Transportation Committee Chairman Sen. John Rafferty, a Republican who represents parts of Chester, Montgomery and Berks counties, has co-sponsored the bill and is the lead sponsor of another bill (SB 1177) that would increase the minimum prison time to two years if someone flees a deadly accident, and to one year in the case of serious injury.
Two other Senate bills have been drafted, including one by Sen. Larry Farnese, D-Phila., that would provide other penalty options that the committee could consider before the issue comes to a vote.
Philadelphia Police Capt. Michael Murphy, of the Accident Investigation Division, testified before Stack, Rafferty and Farnese that "the current penalties are no longer impacting criminal behavior." He said he believes "most drivers leaving the scene of accidents do so because they are under the influence of drugs and/or alcohol."
State Police Lt. Anthony Sivo also told the senators that many people tend to flee the scene because of an underlying reason - they're intoxicated or they're wanted for another crime.
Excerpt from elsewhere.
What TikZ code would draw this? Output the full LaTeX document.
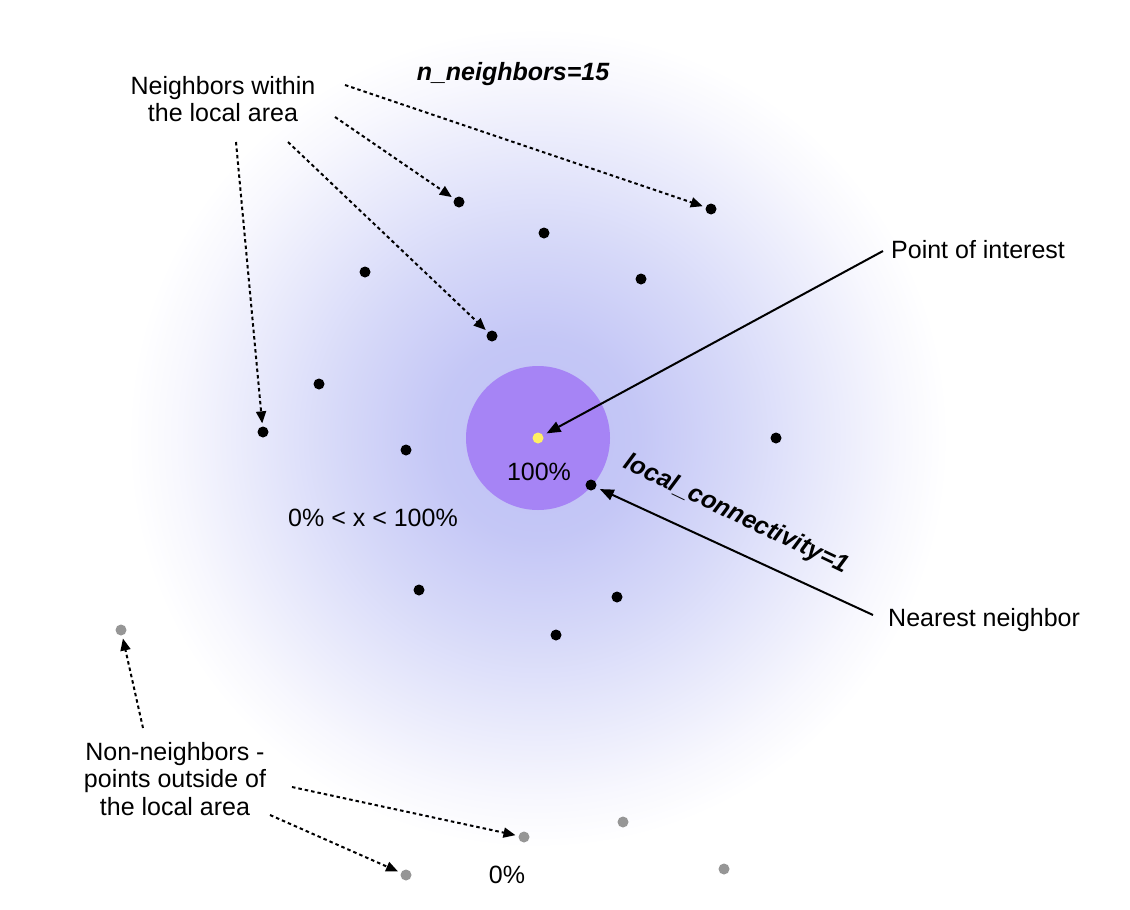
\documentclass[tikz,border=0pt]{standalone}
\usepackage{fontspec}
\setmainfont{Liberation Sans}
\usetikzlibrary{arrows.meta}
\definecolor{poolc}{RGB}{166,132,245}
\definecolor{poic}{RGB}{255,240,100}
\definecolor{nonc}{RGB}{150,150,150}
\pgfdeclareradialshading{glow}{\pgfpoint{0bp}{0bp}}{rgb(0bp)=(0.745,0.757,0.96); rgb(4.17bp)=(0.77,0.78,0.965); rgb(8.33bp)=(0.84,0.85,0.975); rgb(11.9bp)=(0.91,0.915,0.985); rgb(15bp)=(0.97,0.97,0.995); rgb(17.1bp)=(1,1,1); rgb(50bp)=(1,1,1)}
\tikzset{
  lbl/.style={font=\fontsize{25}{27.5}\selectfont, inner sep=0pt, align=center},
  blbl/.style={font=\fontsize{25}{27.5}\selectfont\bfseries\itshape, inner sep=0pt},
  nbdot/.style={circle, fill=black, minimum size=11pt, inner sep=0pt},
  farpt/.style={circle, fill=nonc, minimum size=11pt, inner sep=0pt},
  poipt/.style={circle, fill=poic, minimum size=11pt, inner sep=0pt},
  dotarrow/.style={line width=2pt, dash pattern=on 3.5pt off 3pt, -{Triangle[length=12pt,width=10pt]}, shorten >=3pt},
  solidarrow/.style={line width=2pt, -{Triangle[length=14pt,width=11pt]}, shorten >=4pt}
}
\begin{document}
\begin{tikzpicture}[x=1pt,y=-1pt]
\useasboundingbox (0,0) rectangle (1130,910);
\begin{scope}
\clip (0,0) rectangle (1130,910);
\fill[white] (0,0) rectangle (1130,910);
% glow
\fill[shading=glow] (-62,-162) rectangle (1138,1038);
\end{scope}
% pool of certainty
\fill[poolc] (538,438) circle (72);
% point of interest
\node[poipt] (poi) at (538,438) {};
% neighbors
\node[nbdot] (n1) at (459,202) {};
\node[nbdot] (n2) at (544,233) {};
\node[nbdot] (n3) at (711,209) {};
\node[nbdot] (n4) at (365,272) {};
\node[nbdot] (n5) at (641,279) {};
\node[nbdot] (n6) at (492,336) {};
\node[nbdot] (n7) at (319,384) {};
\node[nbdot] (n8) at (263,432) {};
\node[nbdot] (n9) at (406,450) {};
\node[nbdot] (n10) at (776,438) {};
\node[nbdot] (nn) at (591,485) {};
\node[nbdot] (n12) at (419,590) {};
\node[nbdot] (n13) at (617,597) {};
\node[nbdot] (n14) at (556,635) {};
% non-neighbors
\node[farpt] (f1) at (121,630) {};
\node[farpt] (f2) at (524,837) {};
\node[farpt] (f3) at (623,822) {};
\node[farpt] (f4) at (724,869) {};
\node[farpt] (f5) at (406,875) {};
% labels
\node[lbl] (lneigh) at (223,99) {Neighbors within\\the local area};
\node[blbl] (lnn) at (513,74) {n\_neighbors=15};
\node[lbl, anchor=west] (lpoi) at (891,250) {Point of interest};
\node[lbl] (l100) at (539,472) {100\%};
\node[lbl] (lmid) at (373,518) {0\% < x < 100\%};
\node[blbl, rotate=-25.6] (llc) at (736,515) {local\_connectivity=1};
\node[lbl, anchor=west] (lnear) at (888,620) {Nearest neighbor};
\node[lbl] (lnon) at (175,779) {Non-neighbors -\\points outside of\\the local area};
\node[lbl] (l0) at (507,875) {0\%};
% arrow starts
\coordinate (s1) at (345,85);
\coordinate (s2) at (335,117);
\coordinate (s3) at (288,142);
\coordinate (s4) at (236,142);
\coordinate (s5) at (143,728);
\coordinate (s6) at (292,787);
\coordinate (s7) at (270,815);
\coordinate (sp) at (883,251);
\coordinate (sn) at (873,615);
% dotted arrows
\draw[dotarrow] (s1) -- (n3);
\draw[dotarrow] (s2) -- (n1);
\draw[dotarrow] (s3) -- (n6);
\draw[dotarrow] (s4) -- (n8);
\draw[dotarrow] (s5) -- (f1);
\draw[dotarrow] (s6) -- (f2);
\draw[dotarrow] (s7) -- (f5);
% solid arrows
\draw[solidarrow] (sp) -- (poi);
\draw[solidarrow] (sn) -- (nn);
\end{tikzpicture}
\end{document}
The law-enforcement officers and Assistant District Attorney Michael Barry agreed that people who are intoxicated have an incentive under current laws to flee the scene, hoping they won't get caught before their bodies metabolize the alcohol or drugs.
Without evidence that a person was intoxicated, it is "extremely difficult" for prosecutors to prove it, Barry said.
The D.A.'s office supports increasing mandatory-minimum sentences, but Barry said his office also wants the ability to waive mandatory minimums as part of sentence negotiations, particularly in cases in which the evidence is not strong.
Otherwise, he said, a case without strong evidence might go to trial, and a jury could acquit a driver who was guilty.
In Pennsylvania, it is now a third-degree felony if a driver flees the scene of an accident that causes serious injury or death, and a misdemeanor for a nonserious injury. Among proposals in Farnese's bill is one that would make any hit-and-run case involving injury a felony.